A short table you can use when comparing brokers
Checkpoint | What good looks like | What to watch for |
---|---|---|
License and entity | Clear license details, correct entity named in your agreement | Offshore shell for your country of residence, vague regulator logos |
Payouts vs market state | Payouts adjust with volatility and time to expiry | Static payouts during spikes, eye catching numbers that ignore risk |
Price source | Disclosed feed, tight synthetic spreads | No source disclosed, prices that lag common charts |
Trade acceptance | Acceptance timestamped and auditable | Frequent requotes, fills at worse strikes without explanation |
Funding | Same route withdrawals that land inside stated windows | Channel switching on cash out, bonus terms blocking withdrawals |
Support | Direct answers on pricing, risk rules, and legal entity | Script replies, pressure to deposit more, evasive on complaints process |
How to test a broker with real money without getting reckless
Open two accounts at different brokers you can legally use. Deposit the smallest amount that still allows meaningful trade size. Define a tiny per trade risk and a fixed number of contracts per session. Trade for two to four weeks on both with the same plan. Record every fill and payout, note slippage, and trigger at least one withdrawal from each account. Compare realized net payout rate after fees, the smoothness of order handling, and how the platform behaves during your busiest times. Keep the better one and close the other, or keep both if your results justify it.
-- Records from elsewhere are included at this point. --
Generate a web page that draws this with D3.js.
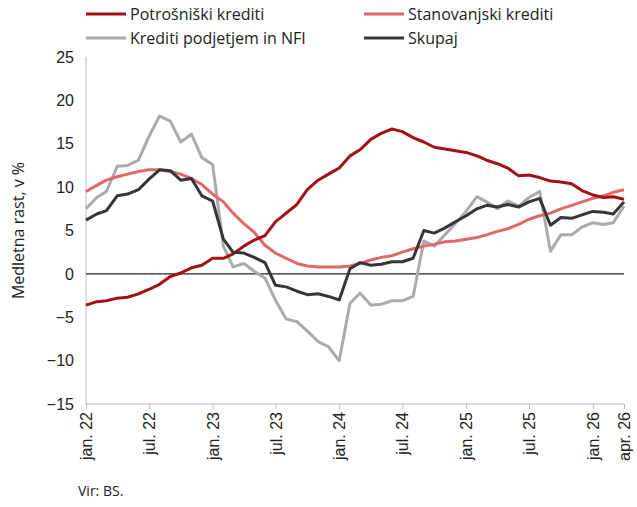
<!DOCTYPE html>
<html><head><meta charset="utf-8">
<script src="https://cdn.jsdelivr.net/npm/d3@7"></script>
<style>body{margin:0;background:#fff;font-family:"Open Sans",sans-serif}</style>
</head><body><div class="chart"></div>
<script>
var months = ["jan","feb","mar","apr","maj","jun","jul","avg","sep","okt","nov","dec"];
var dates = d3.range(52).map(function(i){ return new Date(2022, i, 1); });

var potrosniski = [-3.6,-3.2,-3.1,-2.8,-2.7,-2.3,-1.8,-1.2,-0.3,0.1,0.7,1.0,
  1.8,1.8,2.3,3.2,3.9,4.4,6.0,7.0,8.0,9.7,10.8,11.5,
  12.2,13.6,14.3,15.5,16.2,16.7,16.4,15.7,15.2,14.6,14.4,14.2,
  14.0,13.6,13.1,12.7,12.2,11.3,11.4,11.1,10.7,10.6,10.4,9.6,9.1,8.8,8.9,8.6];
var stanovanjski = [9.5,10.2,10.8,11.2,11.5,11.8,12.0,12.0,11.8,11.5,11.0,10.3,
  9.2,8.3,7.0,5.8,4.8,3.3,2.4,1.8,1.2,0.9,0.8,0.8,
  0.8,0.9,1.2,1.6,1.9,2.1,2.5,2.9,3.2,3.4,3.7,3.8,
  4.0,4.2,4.5,4.9,5.2,5.7,6.3,6.7,7.0,7.5,7.9,8.3,8.7,9.0,9.4,9.7];
var podjetja = [7.5,8.8,9.5,12.4,12.5,13.1,15.8,18.2,17.6,15.2,16.1,13.4,
  12.6,3.2,0.8,1.2,0.3,-0.5,-3.0,-5.2,-5.5,-6.6,-7.8,-8.4,
  -10.0,-3.4,-2.2,-3.6,-3.5,-3.1,-3.1,-2.6,3.8,3.2,4.5,5.8,
  7.2,8.9,8.3,7.5,8.4,7.8,8.8,9.5,2.6,4.5,4.5,5.4,5.9,5.7,5.9,7.8];
var skupaj = [6.2,6.9,7.3,9.0,9.2,9.7,10.9,12.0,11.9,10.8,11.0,9.0,
  8.4,4.0,2.5,2.4,1.9,1.3,-1.3,-1.5,-2.0,-2.4,-2.3,-2.6,
  -3.0,0.6,1.3,1.0,1.1,1.4,1.4,1.8,5.0,4.7,5.3,6.0,
  6.7,7.5,7.9,7.7,8.0,7.7,8.3,8.7,5.6,6.5,6.4,6.8,7.2,7.1,6.9,8.3];
var yTicks = [-15,-10,-5,0,5,10,15,20,25];
var xTickIdx = [0,6,12,18,24,30,36,42,48,51];

var series = [
  {name:"Potrošniški krediti", values:potrosniski, color:"#a50f15"},
  {name:"Stanovanjski krediti", values:stanovanjski, color:"#e0676a"},
  {name:"Krediti podjetjem in NFI", values:podjetja, color:"#a8abaf"},
  {name:"Skupaj", values:skupaj, color:"#363638"}
];

var svgWidth = 637, svgHeight = 507;
var margin = {top:57, right:13, bottom:103, left:86};
var width = svgWidth - margin.left - margin.right;
var height = svgHeight - margin.top - margin.bottom;

var svg = d3.select(".chart").append("svg")
  .attr("width", svgWidth).attr("height", svgHeight);
var g = svg.append("g").attr("transform", `translate(${margin.left},${margin.top})`);

var x = d3.scaleTime().domain([dates[0], dates[51]]).range([0, width]);
var y = d3.scaleLinear().domain([-15, 25]).range([height, 0]);

// y axis
var yAxis = g.append("g").call(d3.axisLeft(y).tickValues(yTicks).tickSize(0).tickPadding(12));
yAxis.select(".domain").remove();
yAxis.selectAll("text").style("font-size", "16px").style("fill", "#222");

// frame lines
g.append("line").attr("x1",0).attr("x2",0).attr("y1",0).attr("y2",height).attr("stroke","#bbb");
g.append("line").attr("x1",0).attr("x2",width).attr("y1",height).attr("y2",height).attr("stroke","#bbb");
g.append("line").attr("x1",0).attr("x2",width).attr("y1",y(0)).attr("y2",y(0)).attr("stroke","#222").attr("stroke-width",1.3);

// x axis
var xAxis = g.append("g").attr("transform", `translate(0,${height})`)
  .call(d3.axisBottom(x).tickValues(xTickIdx.map(function(i){ return dates[i]; }))
    .tickSize(5)
    .tickFormat(function(d){ return months[d.getMonth()] + ". " + String(d.getFullYear()).slice(2); }));
xAxis.select(".domain").remove();
xAxis.selectAll("line").attr("stroke","#bbb");
xAxis.selectAll("text")
  .attr("transform","rotate(-90)")
  .attr("text-anchor","end")
  .attr("x",-8).attr("y",0).attr("dy","0.35em")
  .style("font-size","16px").style("fill","#222");

var line = d3.line().x(function(d,i){ return x(dates[i]); }).y(function(d){ return y(d); });
[2,1,0,3].forEach(function(k){
  g.append("path").datum(series[k].values)
    .attr("fill","none").attr("stroke",series[k].color)
    .attr("stroke-width",3).attr("stroke-linejoin","round")
    .attr("d", line);
});

// y label
svg.append("text").attr("transform","translate(24,"+(margin.top+height/2)+") rotate(-90)")
  .attr("text-anchor","middle").style("font-size","16px").style("fill","#222")
  .text("Medletna rast, v %");

// legend
var legPos = [[86,14],[364,14],[86,38],[364,38]];
series.forEach(function(s,k){
  var lg = svg.append("g").attr("transform", `translate(${legPos[k][0]},${legPos[k][1]})`);
  lg.append("line").attr("x1",0).attr("x2",40).attr("stroke",s.color).attr("stroke-width",3);
  lg.append("text").attr("x",44).attr("dy","0.35em").style("font-size","16px").style("fill","#222").text(s.name);
});

svg.append("text").attr("x",78).attr("y",496).style("font-size","14px").style("fill","#222").text("Vir: BS.");
</script></body></html>
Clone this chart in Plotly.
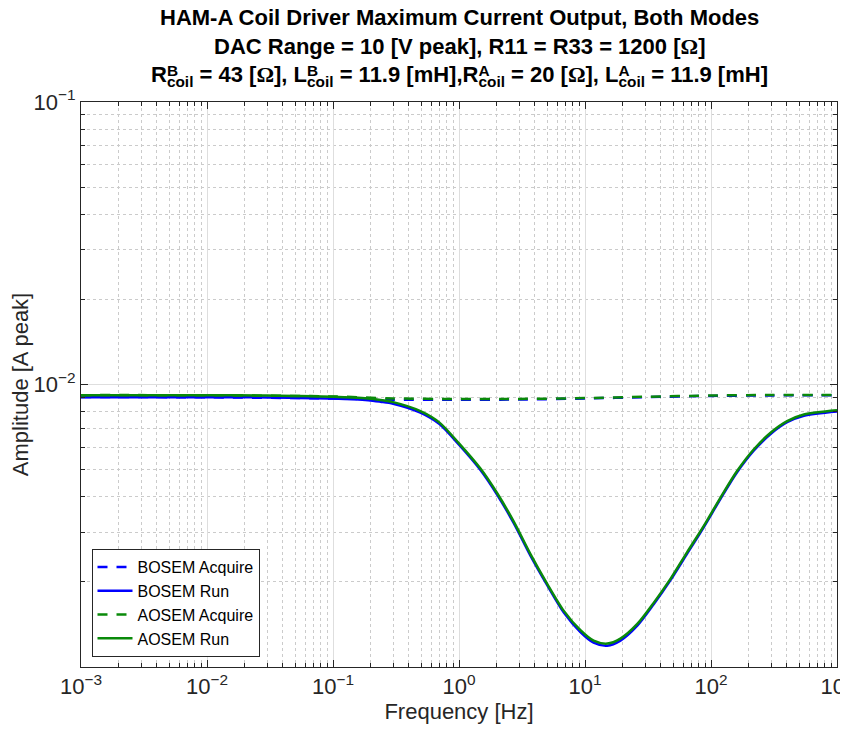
import plotly.graph_objects as go

# ---------------- data ----------------
freq_run = [0.001, 0.003, 0.01, 0.03, 0.1, 0.19, 0.238, 0.3, 0.494, 0.70, 1.0, 1.48, 2.01,
            2.72, 3.69, 5.01, 6.79, 9.2, 11.7, 15.0, 19.1, 26.0, 35.2, 47.7, 64.7, 87.7,
            119, 161, 219, 297, 402, 546, 1000]
aosem_run = [0.00916, 0.00916, 0.00916, 0.00914, 0.00905, 0.00892, 0.00881, 0.00866,
             0.00805, 0.00733, 0.00619, 0.00504, 0.00412, 0.00327, 0.00251, 0.00197,
             0.00158, 0.00135, 0.00124, 0.00121, 0.00126, 0.00142, 0.00169, 0.00205,
             0.00255, 0.00316, 0.00398, 0.00494, 0.00590, 0.00675, 0.00742, 0.00783,
             0.00811]
bosem_run = [0.00902, 0.00902, 0.00902, 0.00900, 0.00892, 0.00880, 0.00869, 0.00855,
             0.00795, 0.00724, 0.00612, 0.00498, 0.00407, 0.00323, 0.00248, 0.00195,
             0.00156, 0.00133, 0.00122, 0.00119, 0.00124, 0.00140, 0.00167, 0.00203,
             0.00252, 0.00313, 0.00394, 0.00489, 0.00584, 0.00668, 0.00735, 0.00775,
             0.00803]

freq_acq = [0.001, 0.01, 0.1, 0.3, 1, 3, 10, 30, 100, 300, 1000]
aosem_acq = [0.00917, 0.00916, 0.00907, 0.00893, 0.00888, 0.00889, 0.00895, 0.00905,
             0.00914, 0.00918, 0.00918]
bosem_acq = [0.00903, 0.00901, 0.00892, 0.00884, 0.00883, 0.00885, 0.00892, 0.00902,
             0.00911, 0.00915, 0.00916]

x_tickvals = [1e-3, 1e-2, 1e-1, 1e0, 1e1, 1e2, 1e3]
x_ticktext = ["10<sup>\u22123</sup>", "10<sup>\u22122</sup>", "10<sup>\u22121</sup>",
              "10<sup>0</sup>", "10<sup>1</sup>", "10<sup>2</sup>", "10<sup>3</sup>"]
y_tickvals = [1e-2, 1e-1]
y_ticktext = ["10<sup>\u22122</sup>", "10<sup>\u22121</sup>"]

series_names = ["BOSEM Acquire", "BOSEM Run", "AOSEM Acquire", "AOSEM Run"]

BLUE = "#0000FF"
GREEN = "#0A8A0A"
FONT = "Liberation Sans"
AX = "#262626"

fig = go.Figure()
fig.add_trace(go.Scatter(x=freq_acq, y=bosem_acq, mode="lines", name=series_names[0],
                         line=dict(color=BLUE, width=2.5, dash="10px,9px", shape="spline",
                                   smoothing=0.8)))
fig.add_trace(go.Scatter(x=freq_run, y=bosem_run, mode="lines", name=series_names[1],
                         line=dict(color=BLUE, width=2.5, shape="spline", smoothing=0.8)))
fig.add_trace(go.Scatter(x=freq_acq, y=aosem_acq, mode="lines", name=series_names[2],
                         line=dict(color=GREEN, width=2.5, dash="10px,9px", shape="spline",
                                   smoothing=0.8)))
fig.add_trace(go.Scatter(x=freq_run, y=aosem_run, mode="lines", name=series_names[3],
                         line=dict(color=GREEN, width=2.5, shape="spline", smoothing=0.8)))

# figure sits 8px inside the page (body margin)
OFF = 8
W, H = 840, 722
L, R, T, B = 73, 11, 94, 63
plot_w = W - L - R
plot_h = H - T - B


def xpaper(px):
    return (px - OFF - L) / plot_w


def ypaper(py):
    return 1 - (py - OFF - T) / plot_h


axis_common = dict(
    type="log", showline=True, linecolor=AX, linewidth=1, mirror="allticks",
    ticks="inside", ticklen=7, tickcolor=AX, tickwidth=1,
    showgrid=True, gridcolor="#dedede", gridwidth=1, zeroline=False,
    tickfont=dict(family=FONT, size=22, color=AX),
    ticklabeloverflow="allow",
    minor=dict(dtick="D1", ticks="inside", ticklen=4, tickcolor=AX,
               showgrid=True, gridcolor="#cbcbcb", griddash="dot", gridwidth=1),
)

fig.update_xaxes(range=[-3, 3], tickmode="array", tickvals=x_tickvals, ticktext=x_ticktext,
                 title=dict(text="Frequency [Hz]", font=dict(family=FONT, size=22, color=AX),
                            standoff=2),
                 **axis_common)
fig.update_yaxes(range=[-3, -1], tickmode="array", tickvals=y_tickvals, ticktext=y_ticktext,
                 title=dict(text="Amplitude [A peak]", font=dict(family=FONT, size=22, color=AX),
                            standoff=4),
                 **axis_common)

SERIF = "font-family:'Liberation Serif'"
HIDE = "color:rgba(0,0,0,0)"
OMEGA = "<span style=\"" + SERIF + "\">\u03a9</span>"
line1 = "HAM-A Coil Driver Maximum Current Output, Both Modes"
line2 = "DAC Range = 10 [V peak], R11 = R33 = 1200 [" + OMEGA + "]"

# third title line: sub "coil" with the superscript letter stacked over it
segments = ["R", ("B",), " = 43 [", "OMEGA", "], L", ("B",), " = 11.9 [mH],R", ("A",),
            " = 20 [", "OMEGA", "], L", ("A",), " = 11.9 [mH]"]
base_parts, sup_parts = [], []
for s in segments:
    if isinstance(s, tuple):
        base_parts.append("<sub>coil</sub>")
        # "B" + em space (1.0 em) has the same advance as "coil" in Arial-metric bold
        sup_parts.append("<sup>" + s[0] + "\u2003</sup>")
    elif s == "OMEGA":
        base_parts.append(OMEGA)
        sup_parts.append("<span style=\"" + SERIF + ";" + HIDE + "\">\u03a9</span>")
    else:
        base_parts.append(s)
        sup_parts.append("<span style=\"" + HIDE + "\">" + s + "</span>")
line3_base = "".join(base_parts)
line3_sup = "".join(sup_parts)

TITLE_SIZE = 22
for txt, py in [(line1, 18), (line2, 46), (line3_base, 76), (line3_sup, 76)]:
    fig.add_annotation(text=txt, xref="paper", yref="paper", x=xpaper(459), y=ypaper(py),
                       xanchor="center", yanchor="middle", showarrow=False,
                       font=dict(family=FONT, size=TITLE_SIZE, color="black", weight="bold"))

# small vertical credit line just right of the plot frame
fig.add_annotation(text="created by hama_coildriver_tf on 13-Aug-2018 , J. Kissel",
                   xref="paper", yref="paper", x=1.0, xanchor="left", xshift=1,
                   y=ypaper(600), yanchor="middle", textangle=-90, showarrow=False,
                   borderpad=0, font=dict(family=FONT, size=7.5, color="black"))

fig.update_layout(
    width=W, height=H,
    margin=dict(l=L, r=R, t=T, b=B, autoexpand=False),
    paper_bgcolor="white", plot_bgcolor="white",
    font=dict(family=FONT, color=AX),
    showlegend=True,
    legend=dict(x=xpaper(91.5), y=ypaper(657), xanchor="left", yanchor="bottom",
                bgcolor="white", bordercolor=AX, borderwidth=1,
                font=dict(family=FONT, size=16, color="black"),
                tracegroupgap=0, itemwidth=35),
)

fig.write_html("out.html")
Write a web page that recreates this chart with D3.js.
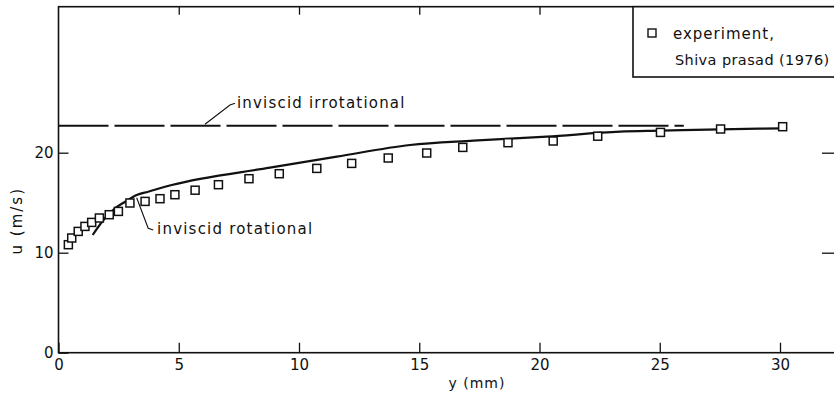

Taxes, statements, and record keeping
Even when payouts move in and out quickly, you still need records. Download statements, export trade histories, and reconcile your ledger to bank or e wallet statements monthly. If your country taxes this activity as income, you will want clean paperwork showing dates, contract types, gross payouts, fees, and net results. When numbers get larger, consider separating trading funds from personal spending in a dedicated account to make reconciliation painless.
Dealing with complaints and disputes
Every broker advertises “fast support.” Real quality shows when something goes wrong. If you think a fill was unfair, take screenshots at the time, export the contract details, and open a ticket citing the trade ID, strike, timestamp, and your evidence. Stay factual and ask for a price source audit. If you are dealing with a licensed entity, there should be a clear path from the firm’s complaints desk to either an ombuds or the regulator’s dispute route. If that path does not exist for your entity, that is a signal in itself.
Where to read more before you decide
Balanced, broker focused resources can save time by filtering marketing from mechanics. A useful starting point for market structure, strategies, and broker comparisons is BinaryOptions.net which aggregates education and brand level information without the sugar coating you see in ads.
Binary options are simple on the surface and unforgiving underneath. If you keep your checks boring, size modest, records tidy, and your testing disciplined, most problems turn into data you can act on instead of drama that drains your account.